An over-simplified guide to the 2018 constitutional amendments

The Lafayette Parish government building in Downtown Lafayette. Photo by Allison DeHart

The gist: No one better untangles the legal spaghetti of Louisiana’s constitutional amendments than PAR. There’s nevertheless an insatiable demand for simpler and simpler explanations of the state’s annual onslaught of obscurity. If PAR’s too lengthy and haiku’s too short, this guide’s for you.

Vote early. Park smart: Early voting started Oct. 23 and ends Oct. 30. The Buchanan Garage is closed. Here’s where to park when you’re voting early Downtown.

Amendment 1: Prohibits convicted felons from holding elected office for five years after completed sentences.

Vote Yes:  Felonious politicos — like Edwin Edwards — should cool their jets a few more years after serving time before serving the public in elected office.

Vote No: A completed sentence is a paid debt. Felons already have a tough time re-entering society.

Fun fact: This replaces an earlier 15-year prohibition that voided on a technicality.

Amendment 2: Requires unanimous jury verdicts in felony trials.

Vote Yes: Louisiana is one of two states where you can be convicted of a felony and serve life in prison even if two jurors don’t think you did it. The law is a relic of post-Reconstruction white supremacy that’s survived for 120 years.

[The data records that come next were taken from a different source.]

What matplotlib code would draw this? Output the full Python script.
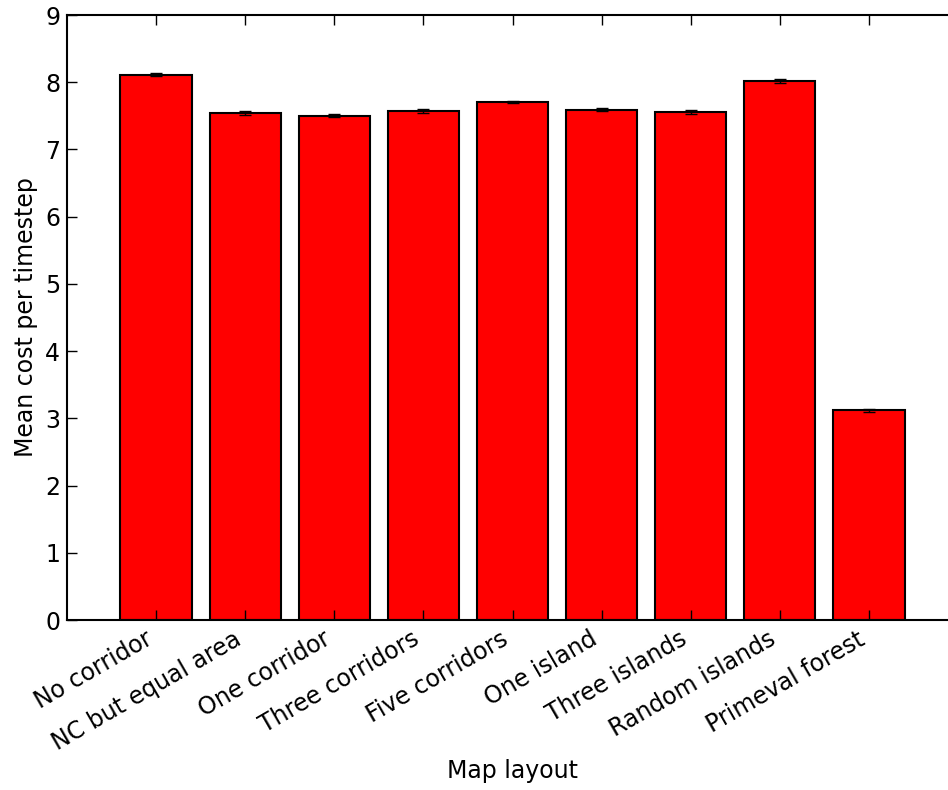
import matplotlib
matplotlib.use("Agg")
from matplotlib import pyplot as plt
import numpy as np

layouts = ["No corridor", "NC but equal area", "One corridor", "Three corridors",
           "Five corridors", "One island", "Three islands", "Random islands",
           "Primeval forest"]
mean_cost = [8.11, 7.54, 7.50, 7.57, 7.71, 7.59, 7.56, 8.02, 3.12]
cost_err = [0.02, 0.025, 0.02, 0.025, 0.015, 0.025, 0.03, 0.03, 0.02]

plt.rcParams['font.family'] = 'DejaVu Sans'
fig = plt.figure(figsize=(9.48, 7.9), dpi=100)
ax = fig.add_axes([67 / 948, 170 / 790, 891 / 948, 605 / 790])

x = np.arange(len(layouts))
ax.bar(x, mean_cost, width=0.8, color='red', edgecolor='black', linewidth=1.5,
       yerr=cost_err, error_kw=dict(ecolor='black', capsize=4, elinewidth=1, capthick=1))

ax.set_xlim(-1, 9)
ax.set_ylim(0, 9)
ax.set_xticks(x)
ax.set_xticklabels(layouts, rotation=30, ha='right', fontsize=17)
ax.tick_params(axis='y', labelsize=17)
ax.tick_params(direction='in', length=7, width=1, top=True, right=True, pad=5)
for s in ax.spines.values():
    s.set_linewidth(1.5)

ax.set_xlabel('Map layout', fontsize=17, labelpad=3)
ax.set_ylabel('Mean cost per timestep', fontsize=17, labelpad=5)

fig.savefig('out.png', dpi=100)
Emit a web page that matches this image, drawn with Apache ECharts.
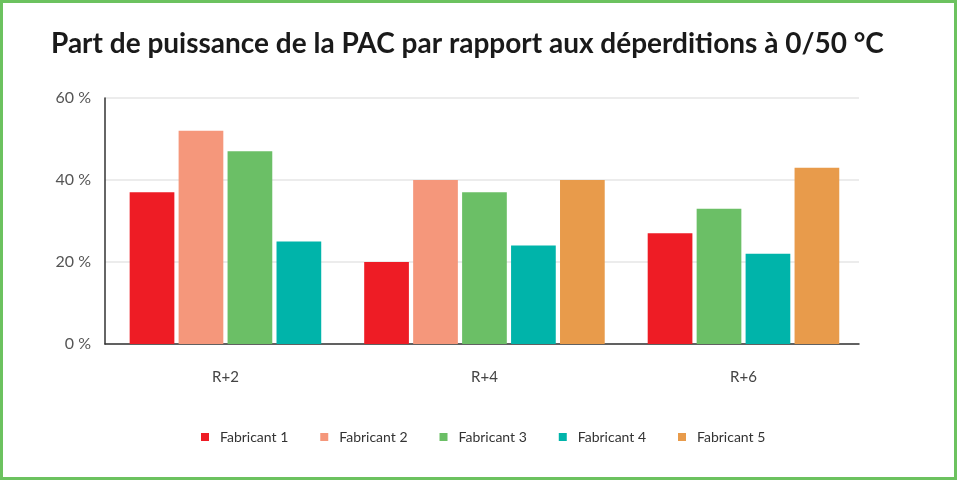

Vote No: You think it should be easy to lock people away forever.

Fun fact: This is a rare case where The Current makes an endorsement. There’s a moral imperative to right a wrong that’s more than a century old. Vote yes.

Amendment 3: Allows local governments to loan or donate equipment or personnel to each other.

Vote Yes: Local governments do this all the time, but the process isn’t exactly straight-forward because of legal prohibitions. It shouldn’t be illegal for Lafayette to share a tractor with Scott.

Vote No: The law is redundant; local governments already share via cooperative endeavor agreements. If Scott wants that tractor, it better sign on the dotted line.  

Fun fact: Lafayette donated a bunch of police cruisers to the re-established New Iberia Police Department this year. NIPD signed a mutual aid agreement to use LPD’s SWAT team while building its own.

Amendment 4: Prohibits using state transportation trust fund dollars for state police

Vote Yes: The state has billions of dollars in backlogged transportation projects. Transportation dollars should be spent on transportation, not traffic control.

Vote No: Lean times call for tough choices, and the state government should have options when shoring up budgets year-to-year.

Fun Fact: Louisiana’s backlog is over $23 billion! That hyperloop will get built long before the backlog is exhausted.

Amendment 5: Extends existing property tax exemptions for disabled veterans and others to properties held in trusts.

Vote Yes: This is a natural extension of existing customs to ease the burden of taxation on those who served and their families.

Vote No: The state of Louisiana’s tax code is a cheesecloth of exceptions. Where does the special treatment stop!?

Patriotic Fact: There are more than 3.8 million veterans in the U.S. living with some combat-related disability. Veterans routinely vote more than non-vets with a participation rate 10 points higher than the rest of the population.

Amendment 6: Creates a four-year phase-in of tax increases linked to property value spikes

Vote Yes: Some property owners can’t keep up with higher taxes when property values skyrocket. This makes those tax bills manageable by phasing in the increase by 25 percent a year over four years instead of all at once.

Vote No: The line of eligibility here is a 50 percent increase in assessed value. Homes below that threshold are left out in the cold arbitrarily. Also, this would make Tax Assessor Conrad Comeaux’s job a lot harder.

Fun Fact: New Orleans Sen. JP Morrell authored the amendment to deal with gentrification and Air BnB.